Saint Lucia: birthplace of the Rare approach to conservation

Saint Lucia Parrot. Image credit: act-parrots.org
Biodiversity

Rare is an international conservation organization that uses behaviour change approaches to protect and preserve species and habitats across the world.  Did you know that the Rare approach to conservation actually originated in Saint Lucia?

On his first day in St. Lucia, Paul Butler hiked to the edge of the forest at the island’s northern end, in search of the bird that had brought him there. The brilliantly colorful, endemic St. Lucia parrot, a species at the edge of extinction, drew Butler from his native England, to count the island’s remaining parrots and learn more about the species’ shrinking numbers. By 1977, the St. Lucia parrot had become a rare sight, even for the island locals. Studying the trees through dusk for the parrot’s lime feathers, cherry red chest and brightly burning amber eyes, Butler looked up to finally spot a single St. Lucia parrot cut a clear form against the darkening sky.

However brief, that first sighting lingered with Butler, who would one day be known island-wide as the Parrot Man — the young Englishman who helped save the St. Lucia parrot from extinction.

In 1977, Butler estimated that only 100 to 150 birds remained in St. Lucia. After studying the parrot’s decline, he submitted recommendations to the forestry department for measures it could put in place to help the parrot population bounce back. The head of the forestry department, Gabriel Charles, decided to make Butler an offer: Come back to St. Lucia, act as a conservation advisor to the forestry department, and help St. Lucia bring its rare bird back to the island’s forests and skies in healthy numbers. Butler accepted.

He put forth a straightforward set of solutions for protecting the St.
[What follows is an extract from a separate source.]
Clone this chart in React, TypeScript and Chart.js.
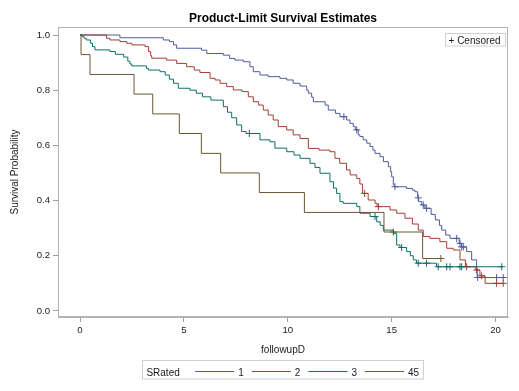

Lucia parrot: Revise legislation on the species dating back to 1885, intensify its penalty for killing the parrot — then only five U.S. dollars — and set up a sanctuary for the parrots within an existing forest reserve to protect their habitat.

To pass these conservation measures into law and sustain them long-term, the forestry department would need the public to back them. In the 1970s, the birds were hunted, eaten and trapped as pets, and their habitats were increasingly destroyed by human activity. Upon spotting the bird, the average St. Lucian boy would likely pull out his slingshot and take aim at it. Butler and the forestry department had to figure out how to inspire St. Lucians to connect with the bird emotionally, and embrace the parrot as part of their collective identity.

Read more at the Rare website.

Thanks to the work of Paul Butler and the Saint Lucia Forestry Department, populations of the Saint Lucia parrot have rebounded remarkably.  The conservation work is still ongoing; find out more about current efforts at the website of the Association for the Conservation of Threatened Parrots.

 

[Image via the Association for the Conservation of Threatened Parrots]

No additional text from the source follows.